Purpose: The existing literature on the Activity Based Working (ABW) office concept and its acceptance is lacking a method to holistically evaluate it as an innovation. The purpose of this paper is to provide a model for evaluating employees’ acceptance of an innovation, specifically, an ABW office.

Design/ Methodology/ approach: Research concerning Activity Based Working (ABW) offices tends to inconsistently evaluate individuals’ acceptance of it as an innovation. Studies within the ABW field tend to rely on large-scale employees’ satisfaction survey. Although these provide important results, these are often too broad and do not sufficiently explain why employees may be struggling to accept the ABW concept. This study draws on the innovation adoption, technology acceptance and existing ABW literature to provide a holistic model for evaluating employees’ ABW acceptance.

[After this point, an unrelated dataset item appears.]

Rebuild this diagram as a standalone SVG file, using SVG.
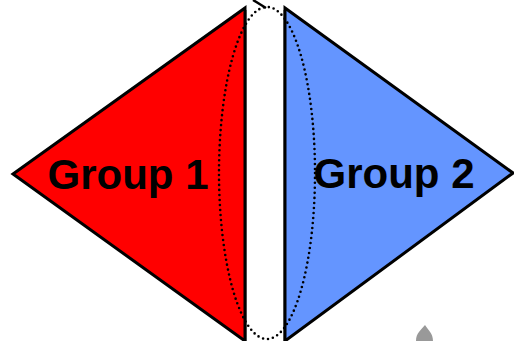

Findings: A theoretical framework developed from the innovation adoption and technology acceptance literature is presented. This suggests that employees’ ABW acceptance is a conflated assessment of three dimensions: affective responses, behavioural responses and cognitive responses. Even though these may be interrelated, all three dimensions have to be assessed.

Practical implications: The model presented here can serve as a useful assessment of employees’ acceptance of an innovation, specifically, ABW acceptance. This is critical because organisations are achieving mixed outcomes from the ABW but the research community are unclear why.

Originality/ Value: This paper fulfils a need for a holistic and consistent way of assessing individual acceptance of an innovation or ABW.